The only person in this world that I will need to explain my portion of the responsibility to, is of course, my son. He's much too young now to understand the implications of the marriage between his father and I or why it was not possible for us to have remained together, but at some point, I will need to sit down with him and answer the many questions that I know he will have.

I will say this right now. Each of us (his father and I) have a different version of the story to tell. And I'm certain that over time, those versions will be altered with what we recall and what we want to remember as our own truth, however different and separate those truths may be.

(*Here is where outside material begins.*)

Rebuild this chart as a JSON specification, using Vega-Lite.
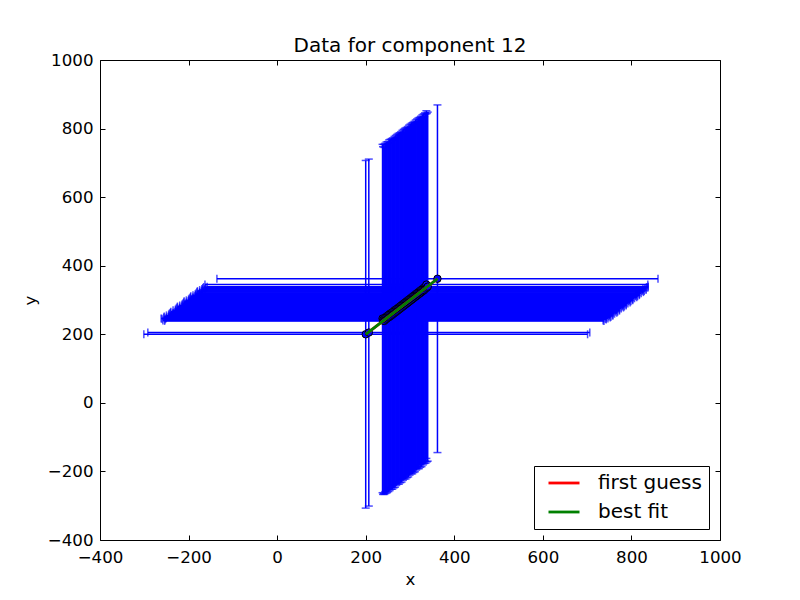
{
  "$schema": "https://vega.github.io/schema/vega-lite/v6.json",
  "width": 620,
  "height": 480,
  "autosize": {"type": "none"},
  "padding": {"left": 100, "top": 60, "right": 80, "bottom": 60},
  "background": "white",
  "title": {"text": "Data for component 12", "font": "DejaVu Sans", "fontSize": 20, "fontWeight": "normal", "color": "black", "baseline": "alphabetic", "offset": -20},
  "config": {
    "view": {"stroke": null},
    "axis": {"grid": false, "domainColor": "black", "domainWidth": 1, "tickColor": "black", "tickWidth": 1, "tickSize": -5, "labelFont": "DejaVu Sans", "labelFontSize": 16.67, "labelColor": "black", "titleFont": "DejaVu Sans", "titleFontSize": 16.67, "titleFontWeight": "normal", "titleColor": "black", "labelFlush": false, "labelOverlap": false, "format": "d"},
    "legend": {"labelFont": "DejaVu Sans", "labelFontSize": 20, "labelColor": "black"}
  },
  "datasets": {
    "pts": [
      {"x": 200, "y": 200, "xerr": 501, "yerr": 507},
      {"x": 207, "y": 205, "xerr": 499, "yerr": 506},
      {"x": 238, "y": 246, "xerr": 500, "yerr": 508},
      {"x": 239, "y": 240, "xerr": 497, "yerr": 507},
      {"x": 241, "y": 245, "xerr": 501, "yerr": 509},
      {"x": 242, "y": 239, "xerr": 496, "yerr": 506},
      {"x": 244, "y": 249, "xerr": 500, "yerr": 508},
      {"x": 245, "y": 243, "xerr": 498, "yerr": 507},
      {"x": 247, "y": 252, "xerr": 502, "yerr": 509},
      {"x": 248, "y": 246, "xerr": 499, "yerr": 508},
      {"x": 250, "y": 255, "xerr": 500, "yerr": 507},
      {"x": 251, "y": 249, "xerr": 501, "yerr": 508},
      {"x": 253, "y": 258, "xerr": 498, "yerr": 509},
      {"x": 254, "y": 251, "xerr": 500, "yerr": 507},
      {"x": 256, "y": 261, "xerr": 499, "yerr": 508},
      {"x": 257, "y": 254, "xerr": 501, "yerr": 506},
      {"x": 259, "y": 263, "xerr": 500, "yerr": 508},
      {"x": 260, "y": 257, "xerr": 498, "yerr": 509},
      {"x": 262, "y": 266, "xerr": 502, "yerr": 507},
      {"x": 263, "y": 260, "xerr": 499, "yerr": 508},
      {"x": 265, "y": 270, "xerr": 500, "yerr": 507},
      {"x": 266, "y": 263, "xerr": 501, "yerr": 509},
      {"x": 268, "y": 272, "xerr": 498, "yerr": 508},
      {"x": 269, "y": 266, "xerr": 500, "yerr": 507},
      {"x": 271, "y": 275, "xerr": 499, "yerr": 508},
      {"x": 272, "y": 269, "xerr": 501, "yerr": 506},
      {"x": 274, "y": 278, "xerr": 500, "yerr": 508},
      {"x": 275, "y": 272, "xerr": 498, "yerr": 509},
      {"x": 277, "y": 281, "xerr": 502, "yerr": 507},
      {"x": 278, "y": 275, "xerr": 499, "yerr": 508},
      {"x": 280, "y": 284, "xerr": 500, "yerr": 507},
      {"x": 281, "y": 278, "xerr": 501, "yerr": 509},
      {"x": 283, "y": 287, "xerr": 498, "yerr": 508},
      {"x": 284, "y": 281, "xerr": 500, "yerr": 507},
      {"x": 286, "y": 290, "xerr": 499, "yerr": 508},
      {"x": 287, "y": 284, "xerr": 501, "yerr": 506},
      {"x": 289, "y": 293, "xerr": 500, "yerr": 508},
      {"x": 290, "y": 287, "xerr": 498, "yerr": 509},
      {"x": 292, "y": 296, "xerr": 502, "yerr": 507},
      {"x": 293, "y": 290, "xerr": 499, "yerr": 508},
      {"x": 295, "y": 299, "xerr": 500, "yerr": 507},
      {"x": 296, "y": 293, "xerr": 501, "yerr": 509},
      {"x": 298, "y": 302, "xerr": 498, "yerr": 508},
      {"x": 299, "y": 296, "xerr": 500, "yerr": 507},
      {"x": 301, "y": 305, "xerr": 499, "yerr": 508},
      {"x": 302, "y": 299, "xerr": 501, "yerr": 506},
      {"x": 304, "y": 308, "xerr": 500, "yerr": 508},
      {"x": 305, "y": 302, "xerr": 498, "yerr": 509},
      {"x": 307, "y": 311, "xerr": 502, "yerr": 507},
      {"x": 308, "y": 305, "xerr": 499, "yerr": 508},
      {"x": 310, "y": 314, "xerr": 500, "yerr": 507},
      {"x": 311, "y": 308, "xerr": 501, "yerr": 509},
      {"x": 313, "y": 317, "xerr": 498, "yerr": 508},
      {"x": 314, "y": 311, "xerr": 500, "yerr": 507},
      {"x": 316, "y": 320, "xerr": 499, "yerr": 508},
      {"x": 317, "y": 314, "xerr": 501, "yerr": 506},
      {"x": 319, "y": 323, "xerr": 500, "yerr": 508},
      {"x": 320, "y": 317, "xerr": 498, "yerr": 509},
      {"x": 322, "y": 326, "xerr": 502, "yerr": 507},
      {"x": 323, "y": 320, "xerr": 499, "yerr": 508},
      {"x": 325, "y": 329, "xerr": 500, "yerr": 507},
      {"x": 326, "y": 323, "xerr": 501, "yerr": 509},
      {"x": 328, "y": 332, "xerr": 498, "yerr": 508},
      {"x": 329, "y": 326, "xerr": 500, "yerr": 507},
      {"x": 331, "y": 335, "xerr": 499, "yerr": 508},
      {"x": 332, "y": 329, "xerr": 501, "yerr": 506},
      {"x": 334, "y": 338, "xerr": 500, "yerr": 508},
      {"x": 335, "y": 333, "xerr": 498, "yerr": 509},
      {"x": 337, "y": 345, "xerr": 500, "yerr": 507},
      {"x": 338, "y": 336, "xerr": 499, "yerr": 508},
      {"x": 340, "y": 339, "xerr": 498, "yerr": 509},
      {"x": 362, "y": 362, "xerr": 498, "yerr": 507}
    ],
    "fg": [
      {"x": 200, "y": 200, "series": "first guess"},
      {"x": 362, "y": 362, "series": "first guess"}
    ],
    "bf": [
      {"x": 200, "y": 200, "series": "best fit"},
      {"x": 362, "y": 362, "series": "best fit"}
    ]
  },
  "layer": [
    {
      "data": {"name": "pts"},
      "mark": {"type": "errorbar", "ticks": {"size": 8, "thickness": 1.5, "color": "#0000ff"}, "rule": {"strokeWidth": 1.5, "color": "#0000ff"}},
      "encoding": {
        "x": {"field": "x", "type": "quantitative", "scale": {"domain": [-400, 1000], "nice": false, "zero": false}, "axis": {"orient": "bottom", "title": "x", "values": [-400, -200, 0, 200, 400, 600, 800, 1000], "labelPadding": 14, "titlePadding": 6}},
        "xError": {"field": "xerr"},
        "y": {"field": "y", "type": "quantitative", "scale": {"domain": [-400, 1000], "nice": false, "zero": false}, "axis": {"orient": "left", "title": "y", "values": [-400, -200, 0, 200, 400, 600, 800, 1000], "labelPadding": 12, "titlePadding": 8}}
      }
    },
    {
      "data": {"name": "pts"},
      "mark": {"type": "errorbar", "ticks": {"size": 8, "thickness": 1.5, "color": "#0000ff"}, "rule": {"strokeWidth": 1.5, "color": "#0000ff"}},
      "encoding": {
        "x": {"field": "x", "type": "quantitative", "axis": null},
        "y": {"field": "y", "type": "quantitative", "axis": null},
        "yError": {"field": "yerr"}
      }
    },
    {
      "data": {"name": "pts"},
      "mark": {"type": "point", "shape": "circle", "filled": true, "fill": "#0000ff", "stroke": "black", "strokeWidth": 1, "size": 55, "opacity": 1},
      "encoding": {
        "x": {"field": "x", "type": "quantitative", "axis": {"orient": "top", "labels": false, "title": null, "values": [-400, -200, 0, 200, 400, 600, 800, 1000]}},
        "y": {"field": "y", "type": "quantitative", "axis": {"orient": "right", "labels": false, "title": null, "values": [-400, -200, 0, 200, 400, 600, 800, 1000]}}
      }
    },
    {
      "data": {"name": "fg"},
      "mark": {"type": "line", "strokeWidth": 2.8},
      "encoding": {
        "x": {"field": "x", "type": "quantitative", "axis": null},
        "y": {"field": "y", "type": "quantitative", "axis": null},
        "color": {"field": "series", "type": "nominal", "scale": {"domain": ["first guess", "best fit"], "range": ["#ff0000", "#008000"]}, "legend": {"title": null, "orient": "none", "legendX": 434, "legendY": 406, "symbolType": "stroke", "symbolSize": 961, "symbolStrokeWidth": 2.8, "symbolOffset": 6, "labelOffset": 17, "padding": 7, "rowPadding": 9, "clipHeight": 20, "strokeColor": "black", "fillColor": "white"}}
      }
    },
    {
      "data": {"name": "bf"},
      "mark": {"type": "line", "strokeWidth": 2.8},
      "encoding": {
        "x": {"field": "x", "type": "quantitative", "axis": null},
        "y": {"field": "y", "type": "quantitative", "axis": null},
        "color": {"field": "series", "type": "nominal"}
      }
    }
  ],
  "resolve": {"axis": {"x": "independent", "y": "independent"}}
}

I am proud of my son for having the courage to deal with such a major disruption in his life and I am equally proud of his father, for having the strength and courage to walk away when he did. And I am just as proud of myself for having the strength and courage to not give up, to fight harder for the life that I want for my son and for standing up to those who weren't sure if they agreed with my course of action.



It's official. I am no longer a married woman. I'm a 30-year-old, single, working mom, newly divorced. It sounds less scary for me to say this out loud than it probably is for most married (or never married) people to hear.

We all have different paths in life that take us in directions that even we can't predict. I believe mine was chosen for me and although it's been a bumpy ride, I'm still moving, now at a faster pace, and I can't wait to see what's around the bend.

3 comments:

Unknown said...

Bravo and Congratulations!
We are proud of you and very
happy for your new and wonderful
future. Love always,
Mom n Papa :)

Anonymous said...

Congratulations on having the strength to do what's the right thing for you, and to make this all into a positive thing for you and your son.

HIP_M0M said...

Thanks, Jen. Single moms need all the encouragement we can get!